Scientists observed a wild orangutan in Indonesia’s Gunung Leuser National Park - pluck and chew up leaves of a medicinal plant used by people throughout Southeast Asia to treat pain and inflammation. Remarkably, Rakus (as the animal has been named), an adult male orangutan, then used his fingers to apply the plant juices to an injury on the right cheek. Afterward, he pressed the chewed plant to cover the open wound like a makeshift bandage, according to a new study in Scientific Reports.
Previous research has documented several species of great apes foraging for medicines in forests to heal themselves, but scientists hadn’t yet seen an animal treat itself in this way.

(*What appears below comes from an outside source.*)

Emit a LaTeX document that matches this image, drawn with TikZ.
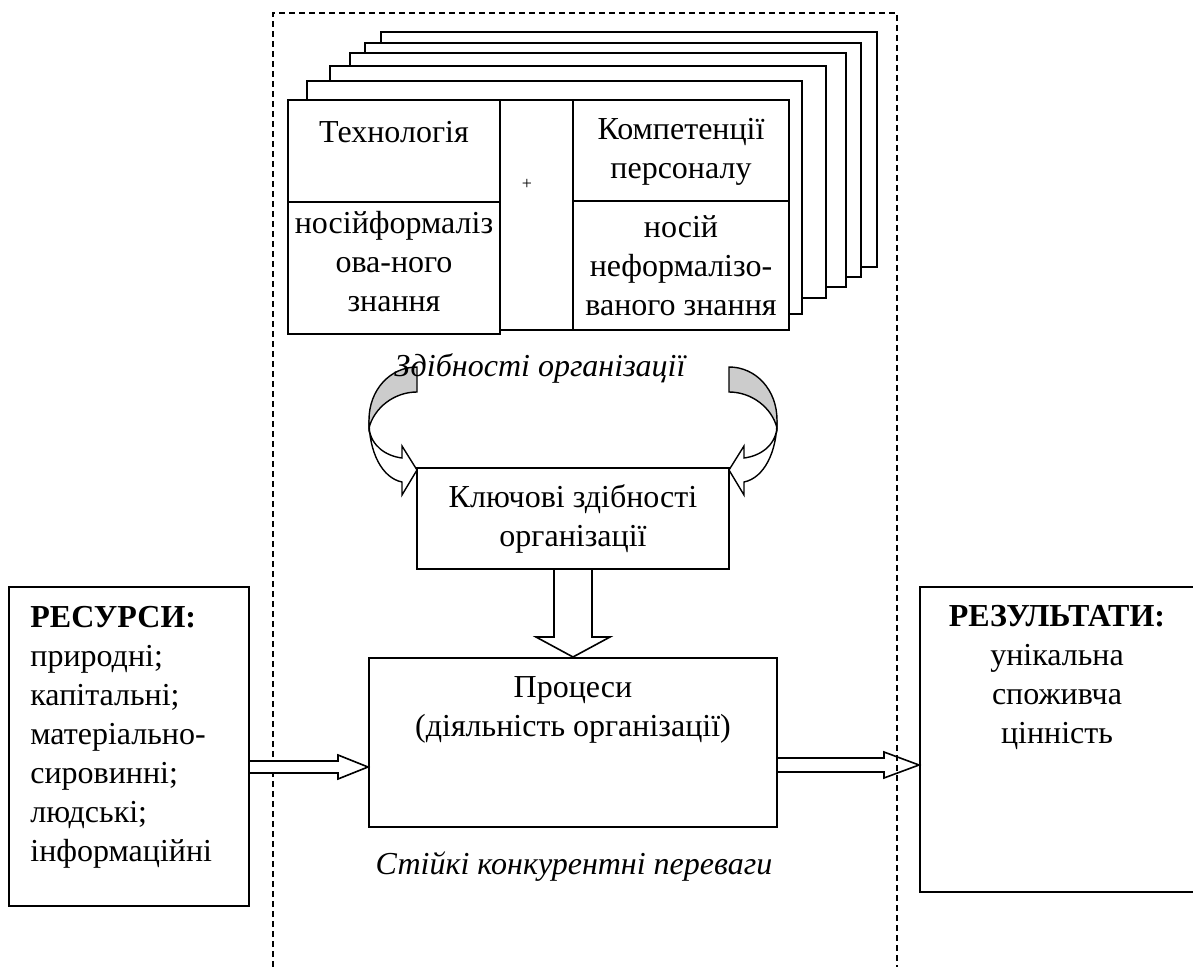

“This is the first time that we have observed a wild animal applying a quite potent medicinal plant directly to a wound,” said co-author Isabelle Laumer, a biologist at the Max Planck Institute of Animal Behavior in Konstanz, Germany.
“If this behaviour exists in some of our closest living relatives, what could that tell us about how medicine first evolved?” said Tara Stoinski, president and chief scientific officer of the nonprofit Dian Fossey Gorilla Fund.